The Comings & Goings column is about sharing the professional successes of our community. We want to recognize those landing new jobs, new clients for their business, joining boards of organizations and other achievements. Please share your successes with us at: [email protected].

Congratulations to Peter Chandler on being named executive director of Internet Works. Since 2020, Internet Works has worked to ensure the voice of small and medium-sized online platforms is included in policy discussions typically targeted at the largest companies.

Laura Bisesto, chair of the board, said “We’re thrilled that Peter Chandler has joined as Internet Works’ Executive Director. The tech policy space is constantly changing, especially around intermediary liability, and as we work to ensure small and medium-sized tech companies are included in the policy debates lawmakers are having around the country, Peter was a natural fit for us.”

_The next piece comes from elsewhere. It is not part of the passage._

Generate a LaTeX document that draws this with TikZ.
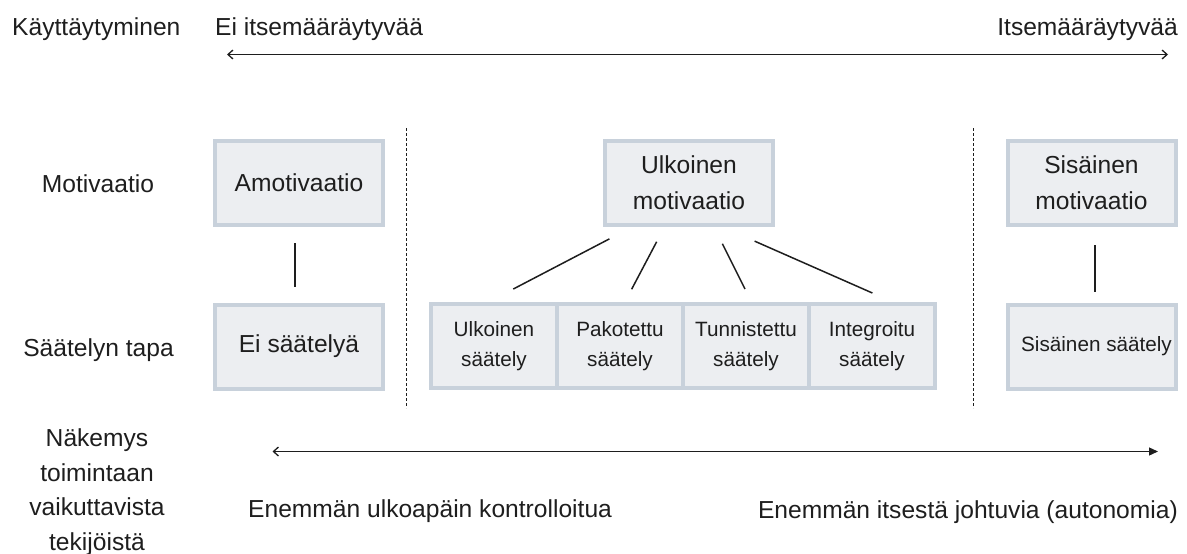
\documentclass[tikz,border=0pt]{standalone}
\usepackage{fontspec}
\setmainfont{Liberation Sans}
\usetikzlibrary{positioning,arrows.meta}
\definecolor{boxfill}{RGB}{236,238,241}
\definecolor{boxline}{RGB}{200,209,219}
\definecolor{ink}{RGB}{30,30,30}

\begin{document}
\begin{tikzpicture}[x=1pt, y=-1pt, node distance=0pt, auto,
  caption/.style={text=ink, inner sep=0pt, font=\fontsize{24.6}{34.5}\selectfont},
  bigbox/.style={draw=boxline, fill=boxfill, line width=4pt, text=ink,
    minimum width=168pt, minimum height=84pt, inner sep=0pt, outer sep=0pt,
    align=center, font=\fontsize{24.6}{36}\selectfont},
  smallbox/.style={bigbox, minimum width=126pt, font=\fontsize{20.7}{30}\selectfont},
  link/.style={draw=ink, line width=1.5pt},
  sep/.style={draw=ink, line width=0.9pt, dash pattern=on 3pt off 2pt}]

\useasboundingbox (0,0) rectangle (1187,554);

% top scale
\node (behav) [caption, anchor=base west] at (12,35) {Käyttäytyminen};
\node (notself) [caption, anchor=base west] at (215,35) {Ei itsemääräytyvää};
\node (self) [caption, anchor=base east] at (1178,35) {Itsemääräytyvää};
\coordinate (topl) at (227,54.5);
\coordinate (topr) at (1168,54.5);
\draw[draw=ink, line width=1.3pt, {Straight Barb[length=5pt,width=9pt]}-{Straight Barb[length=5pt,width=9pt]}] (topl) -- (topr);

% row labels
\node (motlbl) [caption, anchor=base] at (98,192) {Motivaatio};
\node (reglbl) [caption, anchor=base] at (98.5,356) {Säätelyn tapa};
\node (viewlbl) [caption, align=center] at (97,492) {Näkemys\\toimintaan\\vaikuttavista\\tekijöistä};

% boxes
\node (amot) [bigbox] at (299,183) {Amotivaatio};
\node (noreg) [bigbox] at (299,346.5) {Ei säätelyä};
\node (umot) [bigbox] at (689,183) {Ulkoinen\\motivaatio};
\node (imot) [bigbox] at (1091.5,183) {Sisäinen\\motivaatio};
\node (ireg) [bigbox, font=\fontsize{20.7}{30}\selectfont] at (1091.5,346.5) {\hspace*{10pt}Sisäinen säätely};

\node (ereg) [smallbox] at (494,346.3) {Ulkoinen\\säätely};
\node (preg) [smallbox, right=of ereg] {Pakotettu\\säätely};
\node (treg) [smallbox, right=of preg] {Tunnistettu\\säätely};
\node (intreg) [smallbox, right=of treg] {Integroitu\\säätely};

% connectors
\draw[link, shorten <=18pt, shorten >=17.5pt] ([xshift=-4pt]amot.south) -- ([xshift=-4pt]noreg.north);
\draw[link, shorten <=20pt, shorten >=12.5pt] ([xshift=3.5pt]imot.south) -- ([xshift=3.5pt]ireg.north);
\draw[link, shorten <=30pt, shorten >=33pt] ([xshift=-53pt]umot.south) -- ([xshift=-10pt]ereg.north);
\draw[link, shorten <=19pt, shorten >=17pt] ([xshift=-23.5pt]umot.south) -- ([xshift=3.7pt]preg.north);
\draw[link, shorten <=21pt, shorten >=17pt] ([xshift=24pt]umot.south) -- ([xshift=6.6pt]treg.north);
\draw[link, shorten <=40pt, shorten >=28pt] ([xshift=29pt]umot.south) -- ([xshift=26pt]intreg.north);

% separators
\draw[sep] (406,128) -- (406,408);
\draw[sep] (973.5,128) -- (973.5,408);

% bottom scale
\coordinate (botl) at (272.5,451.5);
\coordinate (botr) at (1158,451.5);
\draw[draw=ink, line width=1.3pt, {Straight Barb[length=5pt,width=9pt]}-{Triangle[length=9pt,width=8pt]}] (botl) -- (botr);
\node (outctl) [caption, anchor=base west] at (248,517) {Enemmän ulkoapäin kontrolloitua};
\node (auton) [caption, anchor=base east] at (1178,518) {Enemmän itsestä johtuvia (autonomia)};

\end{tikzpicture}
\end{document}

Chandler has 30 years of campaign, political, legislative, and advocacy experience at the state and federal levels. He previously served as Senior Vice President of Federal Policy and Government Relations at TechNet. During his time at the association, Peter was named a “Top Lobbyist” by The Hill newspaper. Prior to that he served as chief of staff to U.S. Rep. Debbie Dingell (D-Mich.) and U.S. Rep. Mike Michaud (D-Maine). Chandler has also consulted and trained numerous political and advocacy groups, including the ACLU, the Gay and Lesbian Victory Institute, and the Democratic Legislative Campaign Committee in 1998. In 2020, he was elected to the board of the National LGBTQ Task Force.